I’m not sure there was much
wind in March, but there have been plenty of showers this month – even if the
odd one has turned into hail or a downpour or an actual, full-blown storm with thunder and lightening.
Not,
of course, that that means that we are not still in the midst of a drought.
One
of the water companies, Thames, has at least had the decency to admit that it’s
easier to impose a hosepipe ban than to repair the leaks that see vast amounts
of water wasted.
This
is the same company that, just before the hosepipe ban began at the start of
the month, ratcheted up its prices to domestic customers by 6.7%.
And
it would be remiss of me not to point out that, when water was flogged off to
private companies 20 years ago, it was done so at a low price on the
understanding that investment would be needed in the infrastructure.
Well,
that was a top plan, wasn’t it?
Mind,
I’ve had no need to fill the watering can this week – even to water in my
latest plants.
But
however inclement the weather of recent days might have been – perfect for
National Gardening Week – it has hardly been disrupting the cycle of life that
is now becoming more obviously visible in my own little patch.
It’s
one thing to know something in theory, but it’s quite another to see it in
practice.
Take
the impact of really serious pruning. I might have known, in a rather abstract
fashion, that cutting stuff back doesn’t kill it but is good for growth, but
seeing it is entirely different.
After
Ian had cleared and paved the garden last autumn, it didn’t simply feel twice
as large as before, but it felt incredibly bare. The rose, which had grown
wildly for years, was lacking anything remotely green.
The
same could be said of the jasmine and the honeysuckle, while the pyracantha looked
as though it would take years to grow enough again to really fill in the
trellis and give us the greatest amount of privacy.
It
was the pyracantha that first showed its mettle, producing shoots quickly. When
it flowers, there will be more creamy white than I could have imagined possible
five months ago.
The
rose has since followed its lead and grown back at an astonishing rate. The
others are on the way too. What seemed to be simply dead, dry wood is suddenly
sprouting tiny, red pinpricks of life that are rapidly growing into shoots and
leaves. The bay tree too is responding well.
It
is astonishing to see this life force asserting itself.

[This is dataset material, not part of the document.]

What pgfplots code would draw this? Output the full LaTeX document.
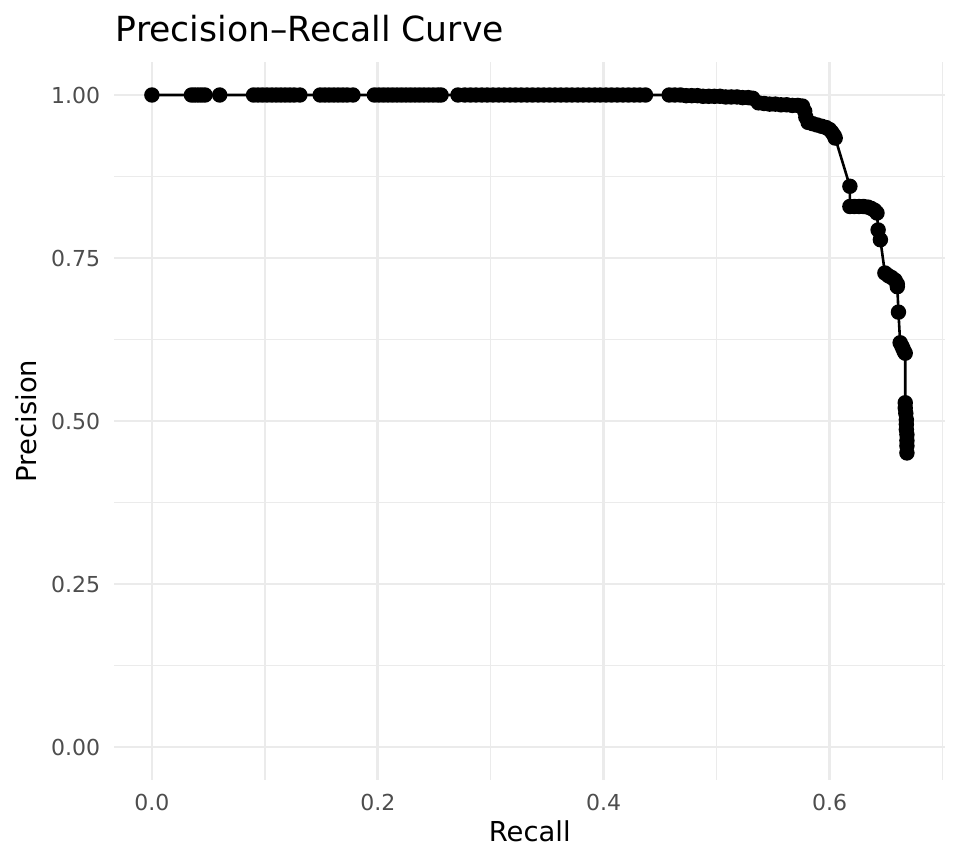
\documentclass[border=0pt]{standalone}
\usepackage{pgfplots}
\pgfplotsset{compat=1.18}
\usepackage{fontspec}
\setmainfont{DejaVu Sans}
\definecolor{grid92}{HTML}{EBEBEB}
\definecolor{tick30}{HTML}{4D4D4D}
\begin{document}
\begin{tikzpicture}
\path[use as bounding box] (-57.1pt,-42.2pt) rectangle (422.9pt,389.8pt);
\begin{axis}[
  at={(0pt,0pt)}, anchor=south west,
  scale only axis, width=415.5pt, height=358.6pt,
  xmin=-0.0334, xmax=0.7024, ymin=-0.05, ymax=1.05,
  xtick={0,0.2,0.4,0.6}, xticklabels={0.0,0.2,0.4,0.6},
  minor xtick={0.1,0.3,0.5,0.7},
  ytick={0,0.25,0.5,0.75,1}, yticklabels={0.00,0.25,0.50,0.75,1.00},
  minor ytick={0.125,0.375,0.625,0.875},
  grid=both,
  major grid style={draw=grid92, line width=1.33pt},
  minor grid style={draw=grid92, line width=0.67pt},
  axis line style={draw=none},
  major tick length=0pt, minor tick length=0pt,
  tick style={draw=none},
  /pgf/number format/assume math mode=true,
  xticklabel style={anchor=base, yshift=-15.2pt, inner sep=0pt, font=\fontsize{11}{13}\selectfont, text=tick30},
  yticklabel style={anchor=east, xshift=-6.85pt, inner sep=0pt, font=\fontsize{11}{13}\selectfont, text=tick30},
  clip=false,
]
\addplot[black, line width=1.3pt, mark=*, mark size=3.2pt, mark options={solid, fill=black, draw=black}] coordinates {
(0,1)
(0.035,1) (0.038,1) (0.041,1) (0.044,1) (0.047,1)
(0.060,1)
(0.090,1) (0.094,1) (0.098,1) (0.102,1) (0.106,1) (0.110,1) (0.114,1) (0.118,1) (0.122,1) (0.126,1) (0.131,1)
(0.149,1) (0.153,1) (0.157,1) (0.161,1) (0.165,1) (0.169,1) (0.173,1) (0.178,1)
(0.197,1) (0.201,1) (0.205,1) (0.209,1) (0.213,1) (0.217,1) (0.221,1) (0.225,1) (0.229,1) (0.233,1) (0.237,1) (0.241,1) (0.245,1) (0.249,1) (0.253,1) (0.256,1)
(0.271,1) (0.277,1) (0.282,1) (0.287,1) (0.292,1) (0.297,1) (0.302,1) (0.307,1) (0.312,1) (0.317,1) (0.322,1) (0.327,1) (0.332,1) (0.337,1) (0.342,1) (0.347,1) (0.352,1) (0.357,1) (0.362,1) (0.367,1) (0.372,1) (0.377,1) (0.382,1) (0.387,1) (0.392,1) (0.397,1) (0.402,1) (0.407,1) (0.412,1) (0.417,1) (0.422,1) (0.427,1) (0.432,1) (0.437,1)
(0.458,1) (0.463,1) (0.468,1) (0.473,0.999) (0.478,0.999) (0.483,0.999) (0.488,0.998) (0.493,0.998) (0.498,0.998) (0.503,0.998) (0.508,0.997) (0.513,0.997) (0.518,0.997) (0.523,0.996) (0.528,0.996) (0.532,0.995)
(0.537,0.988) (0.542,0.987) (0.547,0.986) (0.552,0.986) (0.557,0.985) (0.562,0.985) (0.567,0.984) (0.572,0.984) (0.576,0.983)
(0.578,0.975) (0.579,0.966) (0.581,0.958) (0.585,0.956) (0.589,0.954) (0.593,0.952) (0.597,0.950) (0.600,0.947) (0.602,0.943) (0.604,0.938) (0.605,0.934)
(0.618,0.860)
(0.618,0.829) (0.622,0.829) (0.626,0.829) (0.630,0.829) (0.634,0.828) (0.637,0.826) (0.640,0.823) (0.642,0.819)
(0.643,0.793) (0.645,0.778)
(0.649,0.727) (0.652,0.723) (0.655,0.720) (0.658,0.716) (0.660,0.710) (0.660,0.706)
(0.661,0.667)
(0.6625,0.620) (0.664,0.615) (0.665,0.611) (0.666,0.607) (0.667,0.604)
(0.667,0.528) (0.667,0.520) (0.6675,0.512) (0.668,0.502) (0.668,0.495) (0.668,0.487) (0.6685,0.479) (0.6685,0.470) (0.6685,0.462) (0.6685,0.451)
};
\end{axis}
\node[anchor=base west, inner sep=0pt, font=\fontsize{17.3}{20}\selectfont] at (0.6pt,368.95pt) {Precision–Recall Curve};
\node[anchor=base, inner sep=0pt, font=\fontsize{13.7}{16}\selectfont] at (207.75pt,-31.05pt) {Recall};
\node[anchor=base, rotate=90, inner sep=0pt, font=\fontsize{13.7}{16}\selectfont] at (-38.6pt,179.3pt) {Precision};
\end{tikzpicture}
\end{document}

Things won't be left in such a fashion again. I've bought a guide to pruning, plus good secateurs for all jobs.
Earlier,
a bee was hovering around the lithodoro diffusa – a glorious mass of small, bell-like blue flowers – thrusting its face into one flower after another.
Other striped insects gathered pollen from the purple and blue daisy-like flowers nearby.
And
yesterday, there was the sight of the first seedling popping it’s tiny,
seedling leaves up toward the light – a baby radish.
I
bought more pots this morning and, between showers, have done the weekend’s
necessary dead-heading and waggling of my slug-detecting piece of bamboo under
every pot that requires it.
Those perched on plastic domes should be pretty safe – which is good thing, since those are mostly the very heaviest pots.
Those perched on plastic domes should be pretty safe – which is good thing, since those are mostly the very heaviest pots.
Considerable
amounts of nasturtiums will be bought tomorrow and potted up – although the
spray does seem to be doing its job and reducing the whitefly. But the mint
will have to be spritzed tomorrow too, since greenfly have now arrived on that.
And
then I shall sit back for the rest of the day as my garden grows, and in the hope that May will, after the fashion of that little bit of doggrel, produce yet more flowers.